Может ли быть свободен иконописец? Конечно, нет. Он может быть свободен только внутренне, духовно, погружаясь в то пространство, которое ему видится через внешние контуры события, которое он воспроизводит в иконе. Это совсем другое. Это не связано с физической материей, это связано с чем-то более глубоким и глубинным. Мог ли быть свободен Микеланджело, расписывая потолок Сикстинской капеллы, если вспомнить его люнеты? Форма, которая задавала ему принцип композиции. О какой свободе я говорю? О свободе, которая нам дает определенного рода ограничения, но при этом в этих ограничениях возвышает нас как людей. Эти ограничения заставляют нас по-другому мыслить и по-другому чувствовать.
Норштейн рисует: вот стоит ежик, держит узелочек, а вот здесь, из тумана, высовывается филин. Он высовывается как из форточки, а дальше туман растворяется, ежик смотрит на него. Значит, нам нужно было специально так сделать туман, чтобы оставить в каких-то слоях оставить отдельные дырки, а все остальное затуманить, чтобы филин высовывался в это очищенное пространство и потом опять исчезал в тумане. Все эти входы и выходы из тумана — это все от фильма «Цапля и журавль», где мы взяли принцип движения слоев на камеру, от камеры, покадровое движение. Возможность этого движения дала нам возможность ухода в туман. Всякие границы — они практически не видны, туман разрыхляет изображение, все это объединено в цельную систему. Такая актерская разработка на уровне работы «Ежика в тумане», она проще, чем у Акакия Акакиевича.

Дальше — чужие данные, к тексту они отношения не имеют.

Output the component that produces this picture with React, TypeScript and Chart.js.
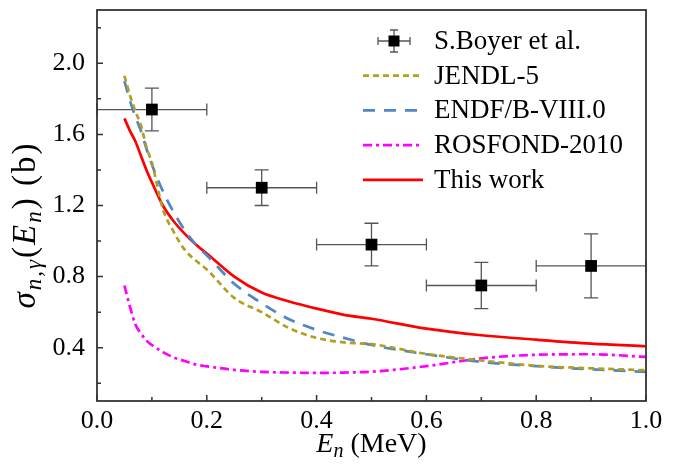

Я хочу рассказать о том, что у нас происходило. К вопросу об ограничениях. Мне когда-то довелось выступать в одной крупной американской фирме, которая делала фильмы на компьютере. Было два подряд выступления. Одно выступление было на Pixar, и это было мое полное поражение. Они ушли, потому что они были абсолютно убеждены, что все то, чем они занимаются, это и есть момент истины, а все то, что я им показываю, это все… Когда я выходил, вот мой компьютер — показываю пинцет, а это мой Голливуд — показываю папку. А потом начался разговор.